Rapid City residents took the plunge into icy, 36 degree pond water at the annual Polar Plunge last Saturday to raise big bucks for Special Olympics athletes in South Dakota. The theme this year was “Freezin’ for a Reason”. Lieutenant Dave Stratton of the Rapid City Police Department has been involved in the Polar Plunge for three and a half years and at this year’s first major event he has rallied support to the tune of more than $42,000.
In 2006 Officer Stratton received a message from law enforcement personnel in the East River area that the Rapid City Police Department, being the second largest in the State, could be raising a lot of money for the Special Olympics. When asked what motivated him to get involved with this cause, Lt. Stratton replied, “Once you get involved with the kids and the parents, it’s a no-brainer. Something that started out as a sense of duty turned into a passion. If you have ever watched a Special Olympic event, you know that the athletes compete with passion.”
The Torch Run, an international fundraising organization, sponsored by law enforcement personnel around the world has been sponsoring events like the Polar Plunge to help raise money, awareness and community support for Special Olympics for decades. Statewide law enforcement of every persuasion, even SDSU campus police, take part in the run, bearing a torch similar to the one in the Olympic Games, running through their communities and at Special Olympic events. South Dakota has its very own torch fashioned of sleek black and silver metal and is carried by runners from Aberdeen to Rapid City and many towns in between.
The Polar Plunge in Rapid City is quite a production. “I can’t say enough about the way the community has embraced these projects and supported our efforts in South Dakota. We are shooting for a total of $300,000 from all events statewide in 2010”, Lt. Stratton remarked. Organizers of the Polar Plunge, including the Rapid City Police and Fire Departments, Search and Rescue and Water Rescue diving units, as well as several local groups and businesses, all worked together to make this year’s Rapid City Polar Plunge a safe and fun event for everyone.
Individuals raised anywhere from $101 to $5,610 at this year’s Plunge. The largest contribution came from an Elementary School, Rapid Valley Elementary, with $8,700. The organization who raised the largest amount was the Air Force Financial Services Center, calling their group the Purple People Eaters, with a contribution of $2,679.
Another Polar Plunge is scheduled in Spearfish for March 13th. On Good Friday Rapid City’s Law Enforcement Torch Run volunteers will once again sponsor the Cops and Lobsters fund drive. If you want to be served water (not a summons) by a cop, you will have your chance, but don’t forget to tip. Proceeds from your tips will go to the Special Olympics in South Dakota.
Lt. Stratton, still enthused about the recent Torch Run conference he had attended in Foxwood, Connecticut, commented, “Eunice Kennedy Shriver, started SO in the 1960s. Her son, Tim Shriver, spoke at the conference about his mother, saying she had begun another type of civil rights movement when she started the Special Olympics.”
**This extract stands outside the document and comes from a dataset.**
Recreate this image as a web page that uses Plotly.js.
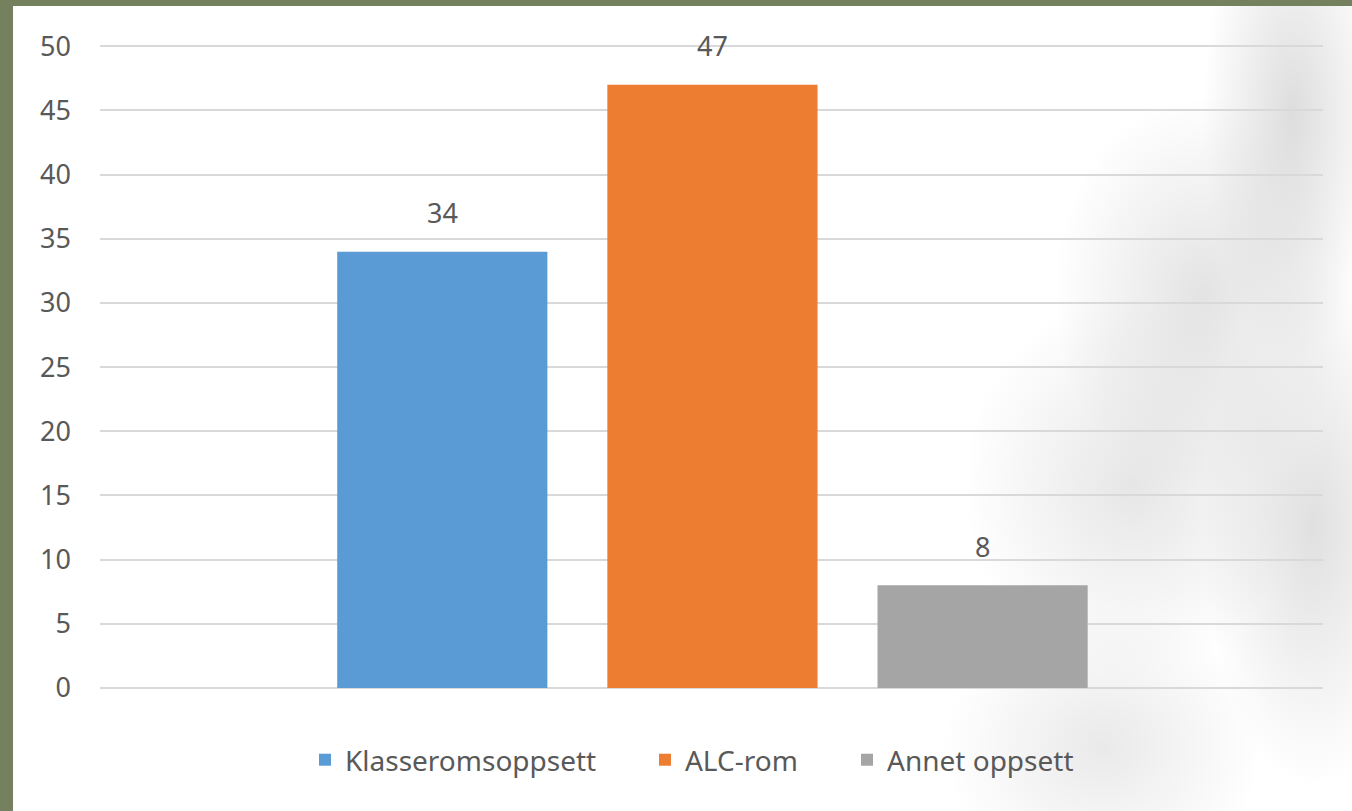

People with special needs were treated in the past with contempt and were unaccepted by, even hidden from, mainstream society, however, in the 1970s, due to the discrimination suffered by countless disabled veterans, the Americans with Disabilities Act was created and has formed the basis for further legislation aimed at helping those with special needs.
The Special Olympics gives kids a sense of pride and accomplishment. They are delighted to participate and anxious to excel in their sport despite what many would consider limitations. These wonderful athletes are to be congratulated for their abilities to overcome tremenous challenges. Because SO does not receive funding from any State or Federal government entity, it is even more crucial that the efforts of devoted volunteers not go unrecognized. It is so, very important to the SO athletes and their families that support for these events continue.
Thanks to Lt. Stratton and others like him, South Dakota kids with special needs can be a part of something uplifting and gratifying. There’s nothing like the smile on the face of a child when a parent sees a blue ribbon brought home from the Special Olympics and says to that little athlete, “Wow, look what you did!” There is no price that can be put on that!